(719f) Solvation Structure and Behavior of Lithium Polysulfide Species in Electrolytes of Lithium-Sulfur Batteries

Batteries with large amounts of energy storage are needed to meet the requirements of modern technology and electronics like electric vehicles or cell phones. Current lithium ion batteries are unable to meet these modern energy demands; new battery technology is required. The lithium-sulfur (Li-S) battery is promising technology that has the theoretical energy capacity to meet societal needs. However, several large issues plague Li-S battery performance such as the polysulfide shuttle reaction which results from migration to the anode side of soluble Li polysulfide species formed at the cathode surface. The dissolution of polysulfide species in the electrolyte is the fundamental problem with this parasitic shuttle reaction. However, the solvation structure and fundamentals are not well known due to the complex interactions and chemistry in Li-S batteries. The molecular processes are difficult to study experimentally and therefore are not well understood.

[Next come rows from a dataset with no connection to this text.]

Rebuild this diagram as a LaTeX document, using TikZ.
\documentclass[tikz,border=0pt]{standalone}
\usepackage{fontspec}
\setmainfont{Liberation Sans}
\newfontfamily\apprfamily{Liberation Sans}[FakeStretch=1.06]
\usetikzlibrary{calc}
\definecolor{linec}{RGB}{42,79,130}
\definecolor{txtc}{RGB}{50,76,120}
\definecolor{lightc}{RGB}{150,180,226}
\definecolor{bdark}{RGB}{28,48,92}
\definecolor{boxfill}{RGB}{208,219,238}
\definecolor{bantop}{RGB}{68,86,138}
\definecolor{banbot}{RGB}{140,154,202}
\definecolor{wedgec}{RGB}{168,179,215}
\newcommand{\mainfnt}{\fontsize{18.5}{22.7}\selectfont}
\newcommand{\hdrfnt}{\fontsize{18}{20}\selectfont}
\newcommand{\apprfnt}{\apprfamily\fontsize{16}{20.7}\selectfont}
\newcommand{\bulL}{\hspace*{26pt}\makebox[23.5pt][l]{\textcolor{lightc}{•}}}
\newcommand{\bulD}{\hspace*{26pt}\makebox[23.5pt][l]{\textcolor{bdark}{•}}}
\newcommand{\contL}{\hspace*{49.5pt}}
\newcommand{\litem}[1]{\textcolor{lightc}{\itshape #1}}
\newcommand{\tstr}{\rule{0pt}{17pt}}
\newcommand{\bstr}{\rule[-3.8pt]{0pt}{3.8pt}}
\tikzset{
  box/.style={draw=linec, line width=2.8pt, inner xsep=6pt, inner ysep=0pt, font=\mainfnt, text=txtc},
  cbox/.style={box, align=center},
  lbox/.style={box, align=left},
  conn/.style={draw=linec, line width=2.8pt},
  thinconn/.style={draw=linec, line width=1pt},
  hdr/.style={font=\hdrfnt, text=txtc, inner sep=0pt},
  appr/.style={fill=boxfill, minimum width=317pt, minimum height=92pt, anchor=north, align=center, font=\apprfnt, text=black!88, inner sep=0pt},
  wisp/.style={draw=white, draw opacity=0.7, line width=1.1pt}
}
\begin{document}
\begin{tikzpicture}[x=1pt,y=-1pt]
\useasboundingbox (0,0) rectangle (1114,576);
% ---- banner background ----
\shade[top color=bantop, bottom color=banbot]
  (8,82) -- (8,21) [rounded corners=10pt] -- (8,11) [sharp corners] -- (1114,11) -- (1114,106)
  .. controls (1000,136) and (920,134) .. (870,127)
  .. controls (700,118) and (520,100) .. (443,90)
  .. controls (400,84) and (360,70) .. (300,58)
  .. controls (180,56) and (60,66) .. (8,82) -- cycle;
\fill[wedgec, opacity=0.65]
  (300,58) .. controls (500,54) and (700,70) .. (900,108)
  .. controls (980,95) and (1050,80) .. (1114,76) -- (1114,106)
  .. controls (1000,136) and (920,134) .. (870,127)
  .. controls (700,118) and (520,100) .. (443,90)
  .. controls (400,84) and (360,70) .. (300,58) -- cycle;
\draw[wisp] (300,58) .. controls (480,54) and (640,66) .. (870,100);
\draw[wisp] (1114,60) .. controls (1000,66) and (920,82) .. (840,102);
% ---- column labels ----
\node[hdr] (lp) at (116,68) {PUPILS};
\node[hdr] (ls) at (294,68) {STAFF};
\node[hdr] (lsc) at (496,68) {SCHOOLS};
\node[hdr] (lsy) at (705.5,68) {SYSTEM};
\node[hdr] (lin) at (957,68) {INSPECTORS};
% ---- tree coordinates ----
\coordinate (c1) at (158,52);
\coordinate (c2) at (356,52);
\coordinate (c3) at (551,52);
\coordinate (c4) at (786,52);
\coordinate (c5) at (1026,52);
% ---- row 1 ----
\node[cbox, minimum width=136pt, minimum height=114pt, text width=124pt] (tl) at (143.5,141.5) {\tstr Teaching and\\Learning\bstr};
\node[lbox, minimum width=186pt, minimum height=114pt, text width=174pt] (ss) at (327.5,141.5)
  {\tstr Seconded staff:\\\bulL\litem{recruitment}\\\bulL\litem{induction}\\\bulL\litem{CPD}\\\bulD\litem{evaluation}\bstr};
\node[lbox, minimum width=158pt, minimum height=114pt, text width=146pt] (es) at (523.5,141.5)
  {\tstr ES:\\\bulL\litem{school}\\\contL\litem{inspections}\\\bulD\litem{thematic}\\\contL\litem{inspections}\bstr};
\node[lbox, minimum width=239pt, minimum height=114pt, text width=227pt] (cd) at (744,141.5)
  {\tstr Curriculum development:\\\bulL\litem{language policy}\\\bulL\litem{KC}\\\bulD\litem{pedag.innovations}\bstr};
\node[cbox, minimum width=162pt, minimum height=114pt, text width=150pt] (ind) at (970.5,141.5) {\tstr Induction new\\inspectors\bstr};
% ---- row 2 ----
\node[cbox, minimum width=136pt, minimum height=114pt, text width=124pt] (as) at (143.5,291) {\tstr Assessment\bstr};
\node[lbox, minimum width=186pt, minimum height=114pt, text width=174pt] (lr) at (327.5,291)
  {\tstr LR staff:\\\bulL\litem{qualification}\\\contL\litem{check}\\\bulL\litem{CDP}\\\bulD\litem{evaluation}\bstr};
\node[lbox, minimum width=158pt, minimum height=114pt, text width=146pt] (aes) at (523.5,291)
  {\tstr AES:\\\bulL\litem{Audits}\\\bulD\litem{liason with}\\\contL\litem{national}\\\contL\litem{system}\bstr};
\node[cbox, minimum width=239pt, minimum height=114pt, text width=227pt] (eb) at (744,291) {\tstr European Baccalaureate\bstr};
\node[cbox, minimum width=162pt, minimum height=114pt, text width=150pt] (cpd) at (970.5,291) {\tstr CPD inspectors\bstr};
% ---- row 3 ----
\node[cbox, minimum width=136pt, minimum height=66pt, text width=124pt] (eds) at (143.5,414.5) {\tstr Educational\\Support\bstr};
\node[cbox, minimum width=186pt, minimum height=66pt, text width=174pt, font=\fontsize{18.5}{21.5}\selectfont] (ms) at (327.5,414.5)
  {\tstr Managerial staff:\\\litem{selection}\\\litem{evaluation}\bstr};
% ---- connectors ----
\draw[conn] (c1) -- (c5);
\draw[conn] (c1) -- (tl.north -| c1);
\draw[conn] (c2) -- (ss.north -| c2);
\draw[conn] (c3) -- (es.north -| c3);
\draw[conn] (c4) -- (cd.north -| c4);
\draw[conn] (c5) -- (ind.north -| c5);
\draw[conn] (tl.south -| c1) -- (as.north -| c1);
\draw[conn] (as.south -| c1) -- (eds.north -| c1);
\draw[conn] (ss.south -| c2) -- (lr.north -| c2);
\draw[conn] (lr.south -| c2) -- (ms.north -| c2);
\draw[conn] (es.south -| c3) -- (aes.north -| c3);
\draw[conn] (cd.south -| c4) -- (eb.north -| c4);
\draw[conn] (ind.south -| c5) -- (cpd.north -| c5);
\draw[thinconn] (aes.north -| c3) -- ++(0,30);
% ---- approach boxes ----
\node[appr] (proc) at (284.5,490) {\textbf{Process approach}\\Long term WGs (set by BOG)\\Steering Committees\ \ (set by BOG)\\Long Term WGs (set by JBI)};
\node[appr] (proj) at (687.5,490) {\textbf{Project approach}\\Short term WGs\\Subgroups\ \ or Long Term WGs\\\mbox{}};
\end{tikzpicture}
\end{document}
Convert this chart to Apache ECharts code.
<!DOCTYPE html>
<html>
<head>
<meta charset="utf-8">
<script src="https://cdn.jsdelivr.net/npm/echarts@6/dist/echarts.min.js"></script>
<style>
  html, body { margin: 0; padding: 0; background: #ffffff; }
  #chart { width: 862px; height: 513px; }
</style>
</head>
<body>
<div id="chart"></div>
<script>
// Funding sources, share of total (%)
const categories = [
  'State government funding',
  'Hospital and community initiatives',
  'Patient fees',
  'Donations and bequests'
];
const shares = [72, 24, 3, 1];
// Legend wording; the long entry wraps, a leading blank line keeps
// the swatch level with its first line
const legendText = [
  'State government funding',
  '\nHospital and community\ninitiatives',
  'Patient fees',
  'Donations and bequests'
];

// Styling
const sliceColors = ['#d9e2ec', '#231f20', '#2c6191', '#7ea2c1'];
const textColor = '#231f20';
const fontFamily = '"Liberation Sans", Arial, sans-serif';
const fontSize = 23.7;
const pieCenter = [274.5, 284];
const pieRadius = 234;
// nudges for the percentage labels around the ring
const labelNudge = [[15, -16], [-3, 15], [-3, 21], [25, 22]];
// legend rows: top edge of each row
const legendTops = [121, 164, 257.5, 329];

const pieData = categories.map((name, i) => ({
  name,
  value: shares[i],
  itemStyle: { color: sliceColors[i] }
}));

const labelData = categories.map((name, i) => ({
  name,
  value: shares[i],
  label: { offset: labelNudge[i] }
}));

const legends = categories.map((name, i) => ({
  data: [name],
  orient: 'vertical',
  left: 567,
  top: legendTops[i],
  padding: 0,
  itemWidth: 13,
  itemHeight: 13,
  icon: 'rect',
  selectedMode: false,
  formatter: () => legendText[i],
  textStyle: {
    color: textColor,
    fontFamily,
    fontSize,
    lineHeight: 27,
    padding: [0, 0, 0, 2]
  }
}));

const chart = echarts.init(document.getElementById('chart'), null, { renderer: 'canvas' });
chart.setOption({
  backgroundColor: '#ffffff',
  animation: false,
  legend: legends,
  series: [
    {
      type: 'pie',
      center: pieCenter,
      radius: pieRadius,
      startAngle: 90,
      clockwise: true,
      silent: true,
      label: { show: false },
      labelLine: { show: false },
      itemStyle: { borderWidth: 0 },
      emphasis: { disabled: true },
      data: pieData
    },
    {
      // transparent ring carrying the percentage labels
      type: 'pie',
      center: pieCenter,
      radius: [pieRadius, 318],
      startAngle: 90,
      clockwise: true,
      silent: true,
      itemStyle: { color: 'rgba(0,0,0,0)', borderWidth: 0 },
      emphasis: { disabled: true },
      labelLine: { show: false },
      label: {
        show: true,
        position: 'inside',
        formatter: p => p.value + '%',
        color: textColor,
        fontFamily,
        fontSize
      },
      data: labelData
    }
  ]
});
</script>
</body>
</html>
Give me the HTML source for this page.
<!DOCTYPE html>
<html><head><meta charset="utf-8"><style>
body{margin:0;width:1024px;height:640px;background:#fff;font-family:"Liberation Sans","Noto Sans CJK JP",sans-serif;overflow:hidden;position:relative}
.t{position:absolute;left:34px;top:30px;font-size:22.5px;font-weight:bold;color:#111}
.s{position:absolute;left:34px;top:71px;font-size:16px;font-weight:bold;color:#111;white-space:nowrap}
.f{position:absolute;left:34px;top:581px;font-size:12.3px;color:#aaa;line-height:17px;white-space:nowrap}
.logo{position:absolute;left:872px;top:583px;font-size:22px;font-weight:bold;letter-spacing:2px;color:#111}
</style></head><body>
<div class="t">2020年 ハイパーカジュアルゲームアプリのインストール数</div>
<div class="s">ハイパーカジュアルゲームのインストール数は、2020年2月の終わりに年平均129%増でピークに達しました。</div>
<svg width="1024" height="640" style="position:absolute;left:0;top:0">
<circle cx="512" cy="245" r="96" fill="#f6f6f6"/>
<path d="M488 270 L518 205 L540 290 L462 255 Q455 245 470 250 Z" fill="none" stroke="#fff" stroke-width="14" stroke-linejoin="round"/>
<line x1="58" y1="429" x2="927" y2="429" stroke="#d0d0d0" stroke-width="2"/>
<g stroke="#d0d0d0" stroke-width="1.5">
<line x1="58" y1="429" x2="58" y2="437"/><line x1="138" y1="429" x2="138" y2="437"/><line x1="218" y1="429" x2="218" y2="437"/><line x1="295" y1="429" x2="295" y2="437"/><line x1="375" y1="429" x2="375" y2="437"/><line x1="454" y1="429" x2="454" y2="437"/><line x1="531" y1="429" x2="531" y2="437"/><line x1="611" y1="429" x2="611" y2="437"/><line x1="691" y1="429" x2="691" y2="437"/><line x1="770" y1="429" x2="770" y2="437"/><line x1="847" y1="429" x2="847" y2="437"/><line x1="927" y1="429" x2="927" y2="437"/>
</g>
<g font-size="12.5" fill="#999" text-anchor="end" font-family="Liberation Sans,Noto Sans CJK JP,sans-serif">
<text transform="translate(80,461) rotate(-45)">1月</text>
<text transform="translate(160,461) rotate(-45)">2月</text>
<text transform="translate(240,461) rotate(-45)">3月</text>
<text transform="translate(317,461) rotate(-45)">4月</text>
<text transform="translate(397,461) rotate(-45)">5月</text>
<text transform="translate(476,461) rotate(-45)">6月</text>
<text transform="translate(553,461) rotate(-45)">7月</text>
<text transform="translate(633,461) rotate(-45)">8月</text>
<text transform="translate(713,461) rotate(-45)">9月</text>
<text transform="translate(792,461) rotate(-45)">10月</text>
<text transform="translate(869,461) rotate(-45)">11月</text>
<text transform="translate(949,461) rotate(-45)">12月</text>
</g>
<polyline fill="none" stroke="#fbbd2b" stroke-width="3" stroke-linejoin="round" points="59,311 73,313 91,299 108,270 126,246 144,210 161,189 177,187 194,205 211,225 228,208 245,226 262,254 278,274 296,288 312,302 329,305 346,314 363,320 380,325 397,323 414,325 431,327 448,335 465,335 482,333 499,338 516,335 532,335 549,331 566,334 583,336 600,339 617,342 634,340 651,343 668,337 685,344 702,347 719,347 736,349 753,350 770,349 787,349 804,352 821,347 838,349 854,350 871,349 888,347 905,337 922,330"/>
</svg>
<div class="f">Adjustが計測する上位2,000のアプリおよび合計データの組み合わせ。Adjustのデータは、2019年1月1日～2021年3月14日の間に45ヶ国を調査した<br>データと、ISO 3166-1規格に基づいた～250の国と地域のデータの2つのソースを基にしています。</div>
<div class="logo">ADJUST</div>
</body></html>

Quantum density functional theory (DFT) and ab-initio molecular dynamics (AIMD) were used to investigate and screen different electrolyte compositions in order to identify the structure and behavior of lithium and polysulfide solvation. Promising and interesting electrolyte interactions can be identified by computational simulations to help with experimental design of batteries. Electrolytes consisting of dimethoxyethane, dioxolane, and fluorinated ethers were investigated. We determined thermodynamically favorable solvation structures, degree of dissociation of lithium polysulfides, and established the basis for a rational design that may improve overall Li-S battery performance by reducing the shuttle redox reaction.